Please take a look at 'expression_template_0_test.cpp' first. The comments
preceding mete_stl_smart() explain an obstacle I ran into. Very often we
need to write expressions that I don't see how to write with the combination
of std::transform and boost::lambda. That combination supports
  vector0 = [arbitrarily complicated expression]
well because that's boost::lambda's strength, but doesn't seem to support
  vector0 += [rather simple expression]
  vector0 -= [rather simple expression]
  vector0 *= [rather simple expression]
  ...
or
  vector0 = vector1 + vector2 + vector3 + vector4;
because those are limitations of std::transform.

> 5. maybe something hand-coded if I can do it quickly (< day?)

I'd suggest postponing that until we see what uBLAS, PETE, and std::valarray
can do. We might find that we really need to create something new, and I got
some interesting ideas about that from rereading lots of lmi code, e.g.

 - Maybe we could use boost::lambda as a deferred-evaluation expression
   engine, and just write an array-transversal wrapper on top of it.
   That would make it easy to do bounds checking, BTW.

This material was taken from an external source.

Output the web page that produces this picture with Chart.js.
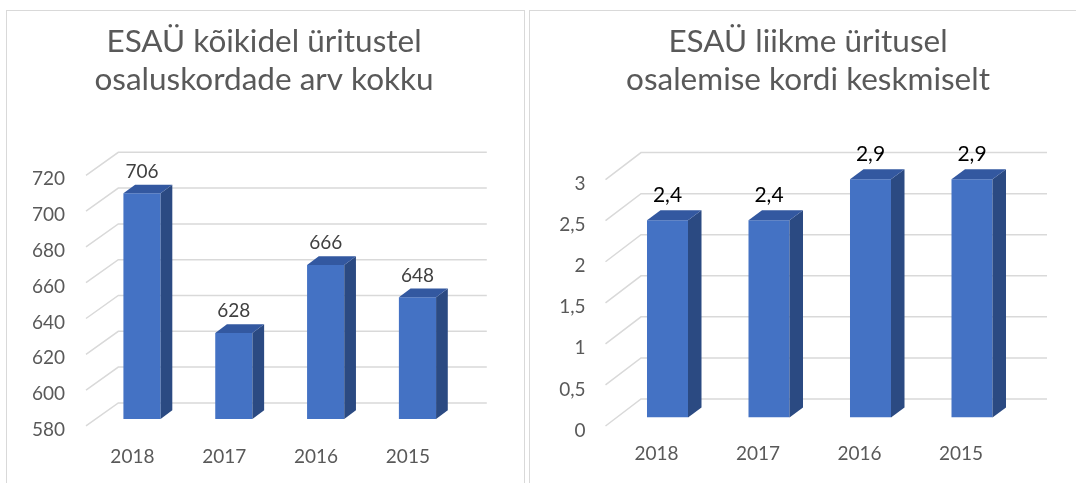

 - Because APL really is the natural notation for much of this work,
   we might consider implementing a subset of it (with ASCII symbols),
   using boost::spirit as a parser (so we'd have RPN) and boost::phoenix
   instead of boost::lambda (because the same author wrote spirit and
   phoenix).

If we're going to develop a custom solution, then let's make sure it's tuned
to lmi's needs, which don't really match what the scientific-computing
community has done. They ask "how can I make this as fast as FORTRAN?", but
I'd ask "how can I make this as clear as APL?". APL has a reputation as a
read-only language, but that's because it lacks good control constructs
(we can use C's), and because many programmers don't know how to use it--as
a mathematical notation, it's very clear.